Goggins, ever the eccentric gent, showed up looking like a Southern Gothic sorcerer. The Openface calendar from Vacheron kept the spell intact—transparent dial, platinum case, full complication suite. Borderline baroque in all the best ways.
A pocket-sized powerhouse, much like Simone herself. The Mini Royal Oak in white frosted gold sparkled like crushed ice under the lights, underscoring that small doesn't mean subtle. No one wore their watch with more kinetic energy.
A samurai tourbillon inside a hand-engraved gold armor case? Tyler Perry came dressed for myth-making. The RM 47 is borderline operatic in its drama—which, for Perry, feels like the right tempo.
Hurts kept it classic. The blue-dial Navitimer was a touchdown in understatement, its slide rule bezel a nod to the golden age of aviation — and maybe a flex for those who know he flies private now.
Pure stealth wealth. Barkley’s Vantablack Tourbillon looked like it had absorbed all surrounding light—and maybe a few egos too. Moser’s blank-dial signature hit different here: part villain origin story, part minimalist poetry.
Let’s not pretend this was subtle. The Emerald Billionaire III is 714 baguette-cut emeralds mounted on a literal cage of excess. Maluma wore it like a guy who knows his wrist is getting its own Getty Images slideshow. Zero notes.
One of the buzziest breakout stars of the night also had one of the buzziest Royal Oaks. The turquoise dial against yellow gold hit with Miami-in-the-'80s energy—all shimmer and swagger. Shaboozey’s wrist is officially on the map.
Kaytranada came through with the thinking man’s Reverso. The Duoface Tourbillon is a time-traveling marvel—steel cased, double-dialed, full of secrets.
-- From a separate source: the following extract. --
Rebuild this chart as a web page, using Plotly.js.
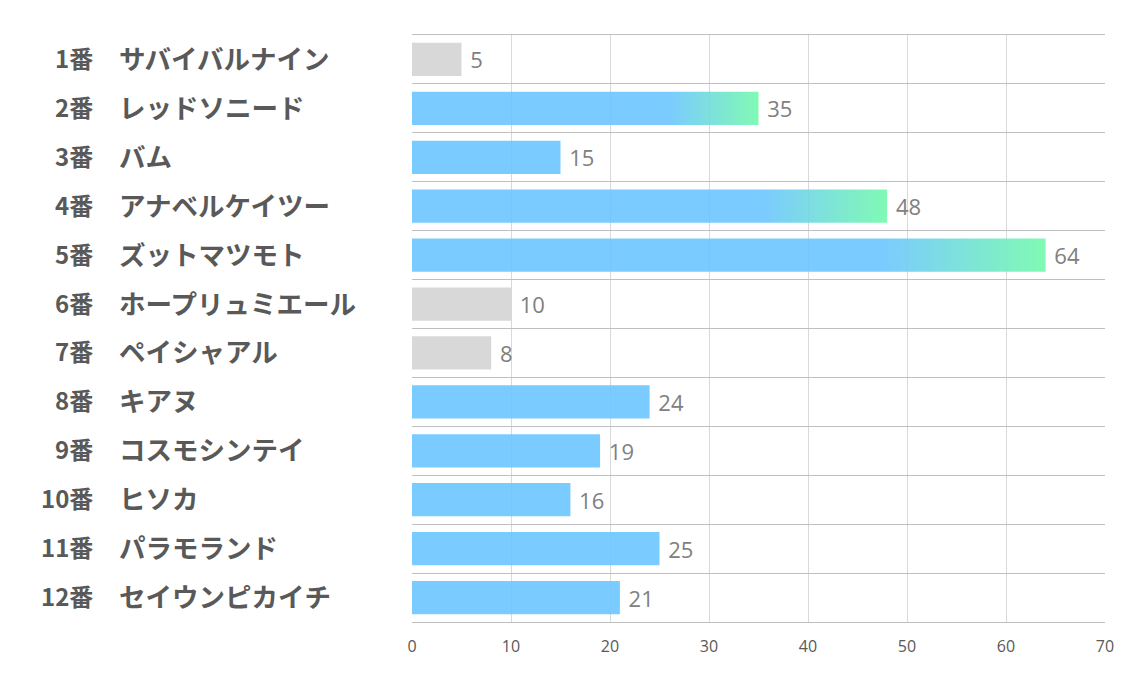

The kind of watch you wear if you DJ in Paris but meditate in Kyoto.
Batiste’s striped Cartier was pure camp—and absolutely perfect. Half feline, half fever dream, the “Zebra” is the sort of haute whimsy you wear once a year, on this very night, to remind the world that timepieces can still be fun.
This year’s red carpet told a wristful of stories. Fewer logos, more nuance. A healthy mix of collector catnip and maximalist mischief. And maybe that’s the shift: watches are no longer just status symbols — they’re statements of taste, timing, and sometimes total chaos. Long may it continue.